Manulife reported net income attributed to shareholders of $1.6 billion (B) in the third quarter of 2021, down 23 per cent from net income of $2.1 billion attributed in Q3 2020.

In its third quarter 2021 report to shareholders, the insurer links the decline in net income mainly to a $532 million (M) charge. This charge is related to the impact of the updated ultimate reinvestment rate assumptions issued by the Actuarial Standards Board.
 

Return, solvency and debt 

Manulife’s return on equity was 12.6 per cent in the third quarter of 2021, down from 16.4 per cent in Q3 2020.

Also in the third quarter of 2021, Manulife reported a core return on equity of 12.0 per cent. It was 11.4 per cent in Q3 2020.

The insurer’s Life Insurance Capital Adequacy Test (LICAT) ratio was 138 per cent in the third quarter of 2021 versus 155 per cent in Q3 2020.

The financial leverage ratio was 25.5 percent in the third quarter of 2021, compared with 26.7 percent in Q3 2020. 

Core earnings  

Manulife's core earnings were $1.5 billion in the third quarter of 2021, up 10 per cent from Q3 2020. The insurer links the increase partly to recognition of core investment gains during the quarter, along with higher fee income in the Global Wealth and Asset Management segment. This segment benefited from the favorable impact of the markets and net inflows. 
 

Hurricane Ida and flooding in Europe 

Among the other drivers of core earnings increases, Manulife mentions higher new business gains, growth in in-force business in Canada and Asia, and favourable policyholder experience in Canada. 

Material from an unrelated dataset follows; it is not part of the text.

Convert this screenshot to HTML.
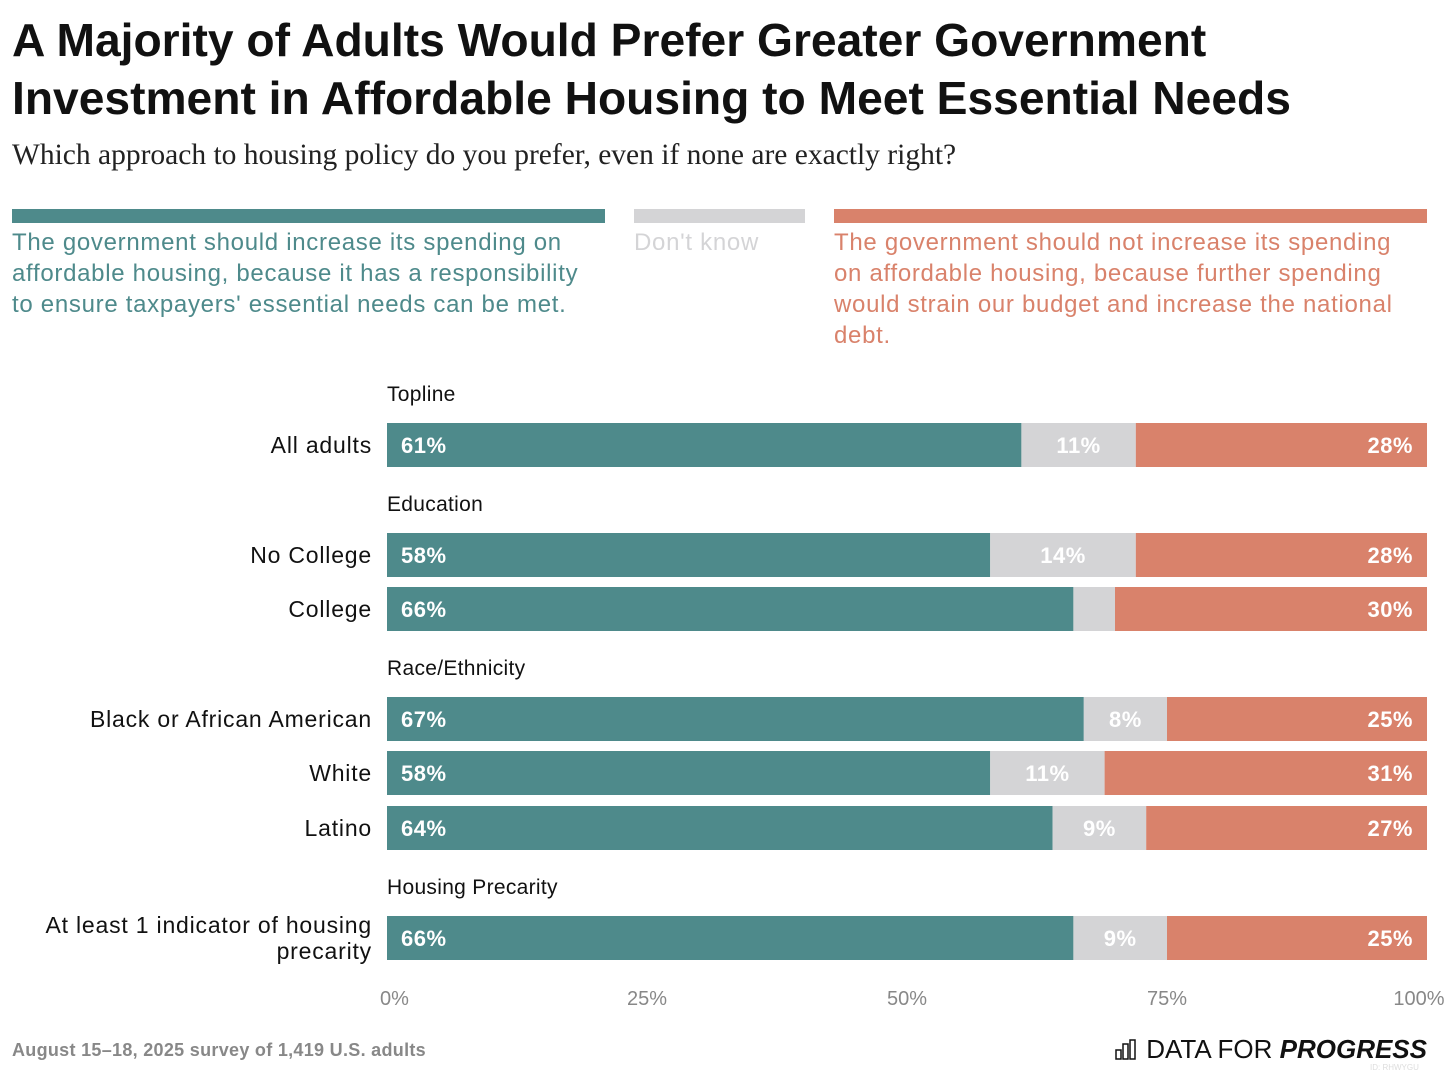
<!DOCTYPE html>
<html><head><meta charset="utf-8"><style>
body{margin:0;width:1456px;height:1074px;background:#fff;font-family:"Liberation Sans",sans-serif;position:relative;overflow:hidden}
.t{position:absolute;white-space:nowrap}
</style></head><body>
<div class="t" style="left:12px;top:11px;font-size:46.2px;font-weight:bold;line-height:58px;color:#111">A Majority of Adults Would Prefer Greater Government<br>Investment in Affordable Housing to Meet Essential Needs</div>
<div class="t" style="left:12px;top:139px;font-family:'Liberation Serif',serif;font-size:29.5px;color:#222">Which approach to housing policy do you prefer, even if none are exactly right?</div>
<div style="position:absolute;left:12px;top:209px;width:593px;height:14px;background:#4e8a8b"></div>
<div style="position:absolute;left:634px;top:209px;width:171px;height:14px;background:#d4d4d6"></div>
<div style="position:absolute;left:834px;top:209px;width:593px;height:14px;background:#d9826b"></div>
<div class="t" style="left:12px;top:227px;font-size:24px;letter-spacing:0.7px;line-height:31px;color:#4e8a8b">The government should increase its spending on<br>affordable housing, because it has a responsibility<br>to ensure taxpayers' essential needs can be met.</div>
<div class="t" style="left:634px;top:227px;font-size:24px;letter-spacing:0.7px;line-height:31px;color:#d4d4d6">Don't know</div>
<div class="t" style="left:834px;top:227px;font-size:24px;letter-spacing:0.7px;line-height:31px;color:#d9826b">The government should not increase its spending<br>on affordable housing, because further spending<br>would strain our budget and increase the national<br>debt.</div>
<svg id="chart" width="1456" height="1074" style="position:absolute;left:0;top:0"></svg>
<div class="t" style="left:12px;top:1040px;font-size:18px;font-weight:bold;color:#888;letter-spacing:0.3px">August 15–18, 2025 survey of 1,419 U.S. adults</div>
<div class="t" style="right:29px;top:1034px;font-size:26px;color:#111">
<svg width="24" height="22" style="vertical-align:-2px"><g fill="none" stroke="#111" stroke-width="1.5"><rect x="1" y="12" width="5" height="9"/><rect x="8" y="6" width="5" height="15"/><rect x="15" y="2" width="5" height="19"/></g></svg>
DATA FOR <b><i>PROGRESS</i></b></div>
<div class="t" style="left:1370px;top:1063px;font-size:8px;color:#ddd">ID: RHWYGU</div>
<script>
const categories=["All adults","No College","College","Black or African American","White","Latino","At least 1 indicator of housing|precarity"];
const groups=["Topline","Education","Education","Race/Ethnicity","Race/Ethnicity","Race/Ethnicity","Housing Precarity"];
const increaseVals=[61,58,66,67,58,64,66];
const dontKnowVals=[11,14,4,8,11,9,9];
const notIncreaseVals=[28,28,30,25,31,27,25];
const tickVals=[0,25,50,75,100];
const rowY=[423,533,587,697,751,806,916];
const groupY=[394,504,668,887];
const NS="http://www.w3.org/2000/svg";
const svg=document.getElementById('chart');
const x0=387,x1=1427,bh=44;
const xs=v=>x0+(x1-x0)*v/100;
function mk(tag,attrs,txt){const e=document.createElementNS(NS,tag);for(const k in attrs)e.setAttribute(k,attrs[k]);if(txt!==undefined)e.textContent=txt;svg.appendChild(e);return e;}
let gi=0,prev=null;
groups.forEach((g,i)=>{if(g!==prev){const t=mk('text',{x:x0,y:groupY[gi]+7,'font-size':21,'letter-spacing':0.3,fill:'#111'},g);

gi++;prev=g;}});
categories.forEach((c,i)=>{
const y=rowY[i];
const lines=c.split('|');
lines.forEach((l,j)=>{const t=mk('text',{x:372,y:y+bh/2+8+(lines.length>1?(j-0.5)*26:0),'font-size':23,'letter-spacing':0.8,'text-anchor':'end',fill:'#111'},l);

});
const a=increaseVals[i],b=dontKnowVals[i],d=notIncreaseVals[i];
const segs=[[0,a,'#4e8a8b'],[a,a+b,'#d4d4d6'],[a+b,a+b+d,'#d9826b']];
segs.forEach((s,k)=>{const r=mk('rect',{x:xs(s[0]),y:y,width:xs(s[1])-xs(s[0]),height:bh,fill:s[2]});

});
const t1=mk('text',{x:x0+14,y:y+bh/2+8,'font-size':22,'font-weight':'bold','letter-spacing':0.5,fill:'#fff'},a+'%');


if(b>=6){const t2=mk('text',{x:(xs(a)+xs(a+b))/2,y:y+bh/2+8,'font-size':22,'font-weight':'bold','letter-spacing':0.5,fill:'#fff','text-anchor':'middle'},b+'%');

}
const t3=mk('text',{x:x1-14,y:y+bh/2+8,'font-size':22,'font-weight':'bold','letter-spacing':0.5,fill:'#fff','text-anchor':'end'},d+'%');


});
tickVals.forEach((v,i)=>{const t=mk('text',{x:xs(v)+(i==0?-7:i==4?-8:0),y:1005,'font-size':20,fill:'#888','text-anchor':i==0?'start':'middle'},v+'%');

});
</script>
</body></html>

Despite these positive factors, Manulife's core earnings were offset by a $152 million charge in its P&C reinsurance business. Manulife explained that this charge was for estimated losses related to Hurricane Ida and European floods, along with unfavourable policyholder experience in Asia and the United States. 

Net loss in Canada 

In Canada, Manulife posted a net loss attributed to shareholders of $26 million in the third quarter of 2021, down sharply from a net profit of $291 million in Q3 2020. 
 

In Asia, Manulife generated net income of $822 million in the third quarter of 2021, a 26 per cent increase over Q3 2020. 

In the U.S., Manulife's net income slid by 22 per cent in the third quarter of 2021, versus Q3 2020, to $697 million. 

Global Wealth and Asset Management’s net income was $351 million in the third quarter of 2021, up 14 per cent from Q3 2020.

Favourable technical results 

Manulife says its $26 million net loss in Canada comprises items excluded from core earnings, which represented a net charge of $337 million in the third quarter of 2021, compared with a net profit of $12 million in Q3 2020. 
 


Core earnings in Canada were $311 million in the third quarter of 2021, 11 per cent higher than the $279 million in Q3 2020.

Manulife attributed the increase to favourable policyholder experience in the individual insurance sub-sector, higher in-force earnings from retail insurance products, and the non-recurrence of a number of smaller unfavourable experience-related items in Q3 2020. 

In Canada, investment-related experience excluded from core earnings was $62 million in the third quarter of 2021, compared with $81 million in Q3, equal to a 23 per cent decline. 

Globally, Manulife's investment-related experience excluded from core earnings was $700 million in the third quarter of 2021, versus $147 million in Q3 2020. 
 

Real estate investment returns decline in Canada 

After updating its investment return assumptions, Manulife added a post-tax gain of $168 million to the net income attributed to shareholders in the third quarter of 2021. This gain was the result of an update to corporate bond default rates to reflect recent experience, the insurer explains. “The Company reduced default assumptions for certain credit ratings in Canada, the U.S., and Japan,” the third quarter 2021 report states.

However, Manulife has had to lower its assumptions about real estate investment returns in Canada. “The impact of changes in actuarial methods and assumptions in Canada resulted in a $65 million post-tax charge to net income attributed to shareholders,” the insurer notes.

This charge primarily results from a downward adjustment to assumptions for real estate investment returns and from refining assumptions on several reinsurance agreements in individual insurance. 

The health crisis is also forcing the insurer to revalue its assets. “As a result of COVID-19 and the associated economic environment, significant measurement uncertainty exists in determining the fair value of real estate and other invested assets,” Manulife adds. 

Digital transformation  

Manulife says it has made progress along its digital journey in the third quarter of 2021. In Canada, the insurer explained that it launched a digital process in group insurance that collects the medical evidence required to review and approve short-term absence claims from physicians. 

In Canada and the U.S., Manulife says it has implemented Microsoft's Azure Machine Learning technology. This tool allows the insurer to leverage large data sets to mine insights, drive business growth and improve the customer experience. Manulife believes the technology represents a meaningful shift toward greater cloud capabilities.